WASHINGTON — The race for the Republican presidential nomination couldn’t possibly get any more bizarre, appalling, puerile, embarrassing, self-destructive or —
Hold on, this just in: It did.
When have we ever seen such a shameful and low-minded spectacle? Comparison to the seriousness and decorum of an elementary-school playground is an insult to second-graders. What this campaign needs is a timeout chair, or perhaps a stout wooden ruler for rapping knuckles.
I suppose we have to begin with Donald Trump’s slowness in rejecting praise from former Ku Klux Klan grand wizard David Duke, who announced he will vote for Trump in a rambling, hate-filled Facebook post on Friday that denounced “the Jewish tribalist takeover of our media” and “the crimes [of] Jewish predator banks.”
Trump finally disavowed Duke late Sunday, but only after a day of hemming and hawing. He later claimed that he hadn’t understood the original question, blaming CNN for providing him with an allegedly faulty earpiece.
In the meantime, however, his opponents pounced by making clear that they wanted to have nothing to do with white supremacists. The back-and-forth drew attention to the fact that white-power and other nativist groups see Trump as something of a champion — though some leaders, including Duke, wish he were not so supportive of Israel.

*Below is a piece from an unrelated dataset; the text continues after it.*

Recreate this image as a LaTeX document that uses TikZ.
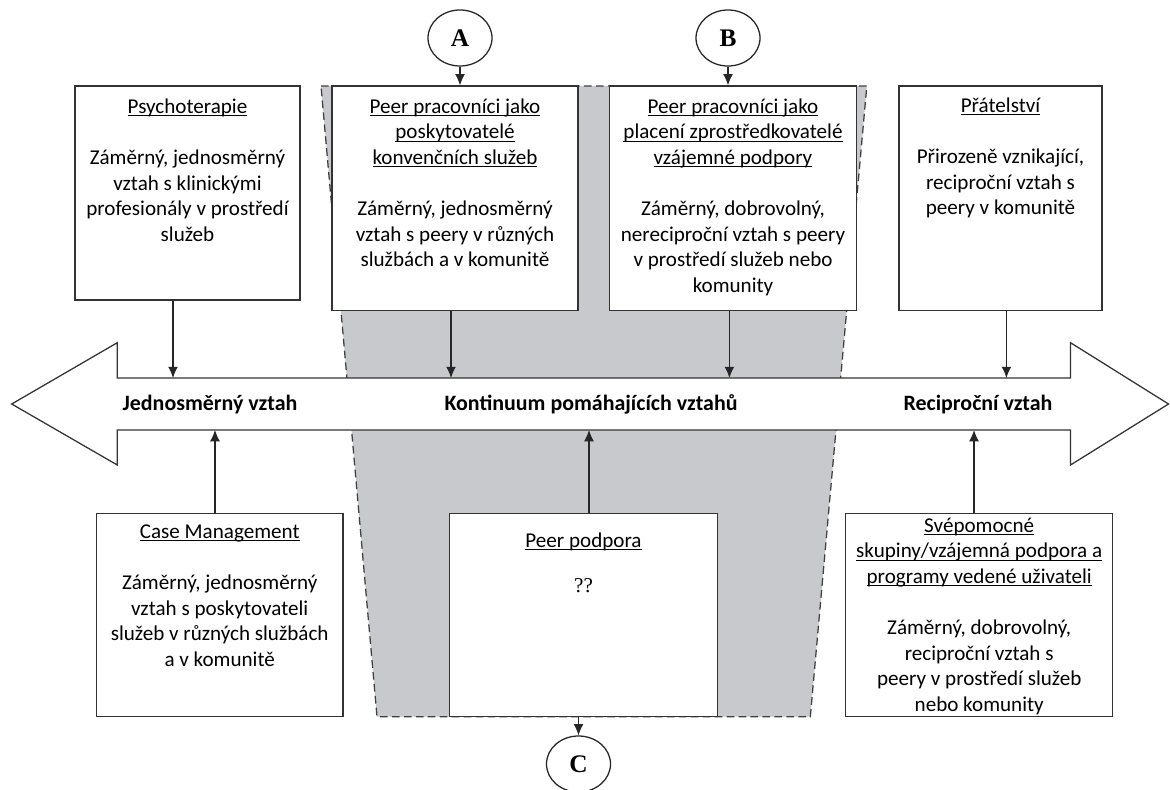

That, believe it or not, was the most substantive exchange among the candidates since last Thursday’s debate, when Marco Rubio and Ted Cruz ganged up on Trump in a palpably desperate attempt to keep him from running the table in the Super Tuesday primaries.
Cruz continued to argue what has already been amply demonstrated: that Trump is not an authentic conservative. I’m not sure about the effectiveness of this line of attack. It should be clear to everyone by now that Trump is offering himself as a strongman who transcends ideology. Perhaps what Cruz was really trying to do was shore up his own support in his home state of Texas, where losing could well be fatal to his campaign.
Rubio, on the other hand, frantically tried to out-Trump Trump. The barrage of carefully prepared one-liners began at the debate, when Rubio said, among other things, that if Trump hadn’t inherited a fortune from his father, today he’d be “selling watches in Manhattan.”
Rubio also accused the business mogul of lying, of having no health care policy, of running a “fake school” that cheated students out of thousands of dollars (the defunct “Trump University”), of taking an “anti-Israel position” in the Middle East — the list went on and on. He mocked Trump’s demeanor and appearance.
Afterward, although such a thing seemed impossible, things got worse. Rubio went into flat-out “yo’-momma” mode.
At a rally, Rubio gave this description of Trump backstage at the debate: “First, he had this little makeup thing, applying, like, makeup around his mustache, because he had one of those sweat mustaches. Then, then, he asked for a full-length mirror. I don’t know why, because the podium goes up to here. … Maybe to make sure his pants weren’t wet, I don’t know.”
Since then, Rubio has said that Trump flies around on “Hair Force One”; ventured that “some would say” Trump is a “lunatic” much like North Korean leader Kim Jong Un; said Trump has “the worst spray-tan in America” and “should sue whoever did that to his face”; and called the Republican front-runner a “con artist.”
Trump, of course, responded in kind. This, ladies and gentlemen, is what the Party of Lincoln has been reduced to.
Rubio finished the weekend with this riff, which sounded suspiciously like … well, you decide: “He’s like six-two, which is why I don’t understand why his hands are the size of someone who’s five-two. Have you seen his hands? They’re like this. And you know what they say about men with small hands.” Pause for effect. “You can’t trust them.”
Rubio managed to lower himself, and the debate, beneath even Trump’s level. But I’m not sure there was much of a choice. Trump is threatening to effectively lock up the nomination before Rubio even notches his first primary win.
While Rubio was teasing and taunting, Trump was racking up bombshell endorsements — most notably from ex-candidate Chris Christie, who had vied with Rubio for the votes of establishment Republicans. Christie’s support helps make it safe for others to join the Trump bandwagon; Sen. Jeff Sessions of Alabama climbed aboard Sunday.
Trash-talking, alliances, conspiracies, betrayals — this whole campaign has become a reality-television show. The problem is that it’s on every single channel.